Four years after Agatha Christie’s “Murder on the Orient Express” chronicled a mystery on a snowed-in train in Eastern Europe, Afred Hitchcock did the same in “The Lady Vanishes” (1938), adapting the 1936 novel by Ethel Lina White. Although 28 of Hitchcock’s 52 full-length movies come from novels or short stories, and although their careers almost precisely overlapped, the Master of Suspense never adapted a work by the Queen of Crime.
Still, moviegoers at the time might’ve expected an intriguing mystery, like I did. That’s only part of “The Lady Vanishes,” which is a tale of three acts. The first is arguably unnecessary and the third is a rote conclusion, but the middle section comes close to what I climbed aboard for. Iris (Margaret Lockwood), traveling home to England to marry her off-screen fiancé, befriends kindly Miss Froy (May Whitty). But Iris has been knocked on the head and her fellow passengers insist Miss Froy doesn’t exist.
As the train gets moving, Hitchcock likewise gets steady mileage out of this premise. Iris has one ally, Gilbert (Michael Redgrave), initially an annoying cad who barges into her room at the hotel in the small town where the train is snowed in.
“The Lady Vanishes” (1938)
Director: Alfred Hitchcock
Writers: Sidney Gilliat, Frank Launder (screenplay), Ethel Lina White (novel)
Stars: Margaret Lockwood, Michael Redgrave, Paul Lukas
Today, such behavior would be grounds for a breaking-and-entering arrest; in the story, it’s merely rakishness. This is one of those story-long meet-cutes – wherein they’ll live happily ever after on the last page – that Christie often dabbled in.
Missing Miss Froy
While Iris’ initial annoyance with Gilbert certainly thaws, their bond is on the page (as Sidney Galliat and Frank Launder adapt White’s novel) more so than via a strong spark between Lockwood and Redgrave, although both characters are likable enough. Adding an important spice is another ally, quirky and famous brain surgeon Dr. Hartz (Paul Lukas), who picks up a head-bandaged patient at one of the stops.

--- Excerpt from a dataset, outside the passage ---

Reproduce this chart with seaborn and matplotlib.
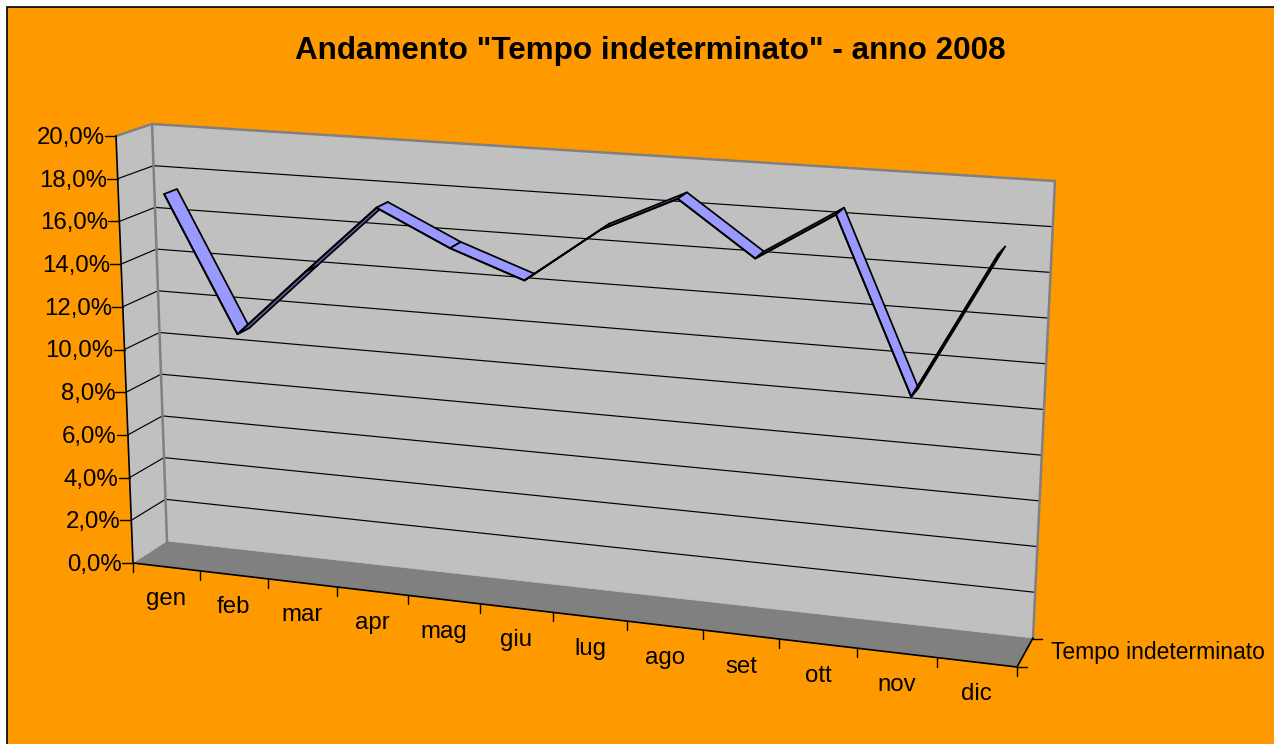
import numpy as np
import pandas as pd
import seaborn as sns
import matplotlib.pyplot as plt

months = ["gen", "feb", "mar", "apr", "mag", "giu", "lug", "ago", "set", "ott", "nov", "dic"]
values = [17.2, 10.9, 14.1, 17.3, 15.7, 14.5, 17.05, 18.7, 16.3, 18.5, 10.8, 17.3]
y_ticks = [0, 2, 4, 6, 8, 10, 12, 14, 16, 18, 20]
y_labels = ["0,0%", "2,0%", "4,0%", "6,0%", "8,0%", "10,0%", "12,0%", "14,0%", "16,0%", "18,0%", "20,0%"]
series_name = "Tempo indeterminato"
title = 'Andamento "Tempo indeterminato" - anno 2008'

ORANGE = "#FF9900"
WALL = "#C0C0C0"
FLOOR = "#808080"
RIBBON = "#9999FF"
RIBBON_DARK = "#5F5F9F"

# corners of the fake 3d box in pixels: front plane then back plane
FRONT = {"lt": (116, 136), "lb": (133, 563), "rt": (1037, 201), "rb": (1017, 667)}
BACK = {"lt": (152, 124), "lb": (167, 541), "rt": (1055, 181), "rb": (1033, 638)}
D_FRONT, D_BACK = 0.32, 0.69


def project(s, val, d=0.0):
    """s 0..1 along months, val in %, d 0 front .. 1 back -> pixel x, y"""
    u = 0.9 * s + 0.1 * s ** 2
    v = val / 20.0
    out = []
    for i in (0, 1):
        front = (FRONT["lb"][i] * (1 - u) + FRONT["rb"][i] * u) * (1 - v) + (FRONT["lt"][i] * (1 - u) + FRONT["rt"][i] * u) * v
        back = (BACK["lb"][i] * (1 - u) + BACK["rb"][i] * u) * (1 - v) + (BACK["lt"][i] * (1 - u) + BACK["rt"][i] * u) * v
        out.append(front * (1 - d) + back * d)
    return out[0], out[1]


sns.set_theme(style="white")
plt.rcParams["font.family"] = ["Liberation Sans", "DejaVu Sans"]

fig = plt.figure(figsize=(12.74, 7.44), dpi=100, facecolor="white")
ax = fig.add_axes([0, 0, 1, 1])
ax.set_xlim(0, 1274)
ax.set_ylim(744, 0)
ax.axis("off")

# chart area
ax.fill([7, 1276, 1276, 7], [7, 7, 746, 746], facecolor=ORANGE, edgecolor="black", lw=1.2, zorder=0)

# walls and floor
ax.fill(*zip(FRONT["lb"], BACK["lb"], BACK["rb"], FRONT["rb"]), color=FLOOR, lw=0.5, zorder=1)
ax.fill(*zip(FRONT["lt"], BACK["lt"], BACK["lb"], FRONT["lb"]), color=WALL, lw=0.5, zorder=1)
ax.fill(*zip(BACK["lt"], BACK["rt"], BACK["rb"], BACK["lb"]), color=WALL, lw=0.5, zorder=1)

# gridlines run along left wall then back wall
for t in y_ticks[1:-1]:
    a = project(0, t, 0)
    b = project(0, t, 1)
    c = project(1, t, 1)
    ax.plot([a[0], b[0], c[0]], [a[1], b[1], c[1]], color="black", lw=0.85, zorder=2)

# wall outlines
ax.plot(*zip(FRONT["lt"], BACK["lt"], BACK["rt"], BACK["rb"]), color="#808080", lw=1.8, zorder=3)
ax.plot(*zip(BACK["lt"], BACK["lb"]), color="#808080", lw=1.8, zorder=3)
ax.plot(*zip(FRONT["lt"], FRONT["lb"], FRONT["rb"], BACK["rb"]), color="black", lw=1.2, zorder=4)

# y axis ticks and labels
for t, lab in zip(y_ticks, y_labels):
    x, y = project(0, t, 0)
    ax.plot([x - 11, x], [y, y], color="black", lw=1.0, zorder=4)
    ax.text(x - 11, y + 2, lab, ha="right", va="center", fontsize=17.3, color="black")

# category ticks and labels
for i in range(len(months) + 1):
    x, y = project(i / len(months), 0, 0)
    ax.plot([x, x], [y, y + 9], color="black", lw=1.0, zorder=4)
for i, m in enumerate(months):
    x, y = project((i + 0.5) / len(months), 0, 0)
    ax.text(x, y + 32, m, ha="center", va="center", fontsize=17.3, color="black")

# series depth ticks
ax.plot([FRONT["rb"][0], FRONT["rb"][0] + 10], [FRONT["rb"][1]] * 2, color="black", lw=1.0, zorder=4)
ax.plot([BACK["rb"][0], BACK["rb"][0] + 9], [BACK["rb"][1] + 1] * 2, color="black", lw=1.0, zorder=4)
ax.text(1051, 653, series_name, ha="left", va="center", fontsize=16.5, color="black")

# ribbon
s_pos = (np.arange(len(months)) + 0.5) / len(months)
fx, fy = project(s_pos, np.array(values), D_FRONT)
bx, by = project(s_pos, np.array(values), D_BACK)

for i in range(len(months) - 1):
    color = RIBBON if values[i + 1] < values[i] else RIBBON_DARK
    ax.fill([fx[i], bx[i], bx[i + 1], fx[i + 1]], [fy[i], by[i], by[i + 1], fy[i + 1]],
            facecolor=color, edgecolor="black", lw=1.25, joinstyle="round", zorder=5 + i * 0.01)

front_edge = pd.DataFrame({"x": fx, "y": fy})
sns.lineplot(data=front_edge, x="x", y="y", sort=False, estimator=None, color="black", lw=1.3, zorder=6, ax=ax)
ax.set_xlim(0, 1274)
ax.set_ylim(744, 0)
ax.axis("off")

ax.text(650, 51, title, ha="center", va="center", fontsize=22.6, fontweight="bold", color="black")

fig.savefig("out.png", dpi=100)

“The Lady Vanishes” is propped up on the question of “What happened to Miss Froy?” — with a brief secondary question of whether Iris imagined her existence. The lady disappears at about the 30-minute mark, and the big answer comes with about 30 minutes left in the 96-minute film. That middle chunk is good as everything and everyone conspires against clear answers for Iris and Gilbert.
For example, traveling companions Caldicott and Charters (Naunton Wayne and Basil Radford) want to get back to England to see a big cricket match. They think a mystery of a missing woman will slow them down, so they take the path of least resistance and say they never saw her.
“The Lady Vanishes” is technically a story of intrigue, but surprisingly it’s actually a light comedy. Hitchcock hits us with farce and gags in that first half-hour in the crowded hotel. Perhaps it was funnier in the 1930s, with humor coming from language barriers, modesty about sharing rooms, and the way the proprietor (Emile Boreo) favors three beautiful and entitled young women (Iris and her friends).
Romp on the rails
Although it’s part of the purposely chaotic set-up, I found Caldicott’s and Charters’ inability to get food (the hotel is all out, as per the snowed-in tracks) to be more troublesome than amusing. It sounds like a nightmare not knowing when you’ll get your next meal. At least the story – and train — moves on from that fairly quickly.
The lightness never turns particularly dark, even when the film racks up a bodycount (but with little blood during this censorious time in British filmmaking). Amid a shootout where Iris, Gilbert and allies are pinned on a stopped train car, they continue to speak in proper British between flying bullets.
Like us, they don’t know who is shooting back at them – or why. Again, this might be something lost to time, as Hitchcock made this film during a period of looming conflict between Western and Eastern Europe. It was perhaps daring, perhaps a relief, to make fun of spy games.
“The Lady Vanishes” ranks high on some fans’ Hitchcock lists, lower on others, and I side with the latter group. The premise provides an instant hook and the middle act handles it with verve. But the opening act is flat; despite attempts at farcical comedy, I wasn’t smiling.
While the conclusion gets by on forward momentum – and one thrilling-for-the-time sequence of Gilbert switching train cars by climbing from one window to another, as a parallel train whips past — it’s purposely undetailed spy stuff. Considering the evocative title, I found my interest in the story vanishing faster than I expected.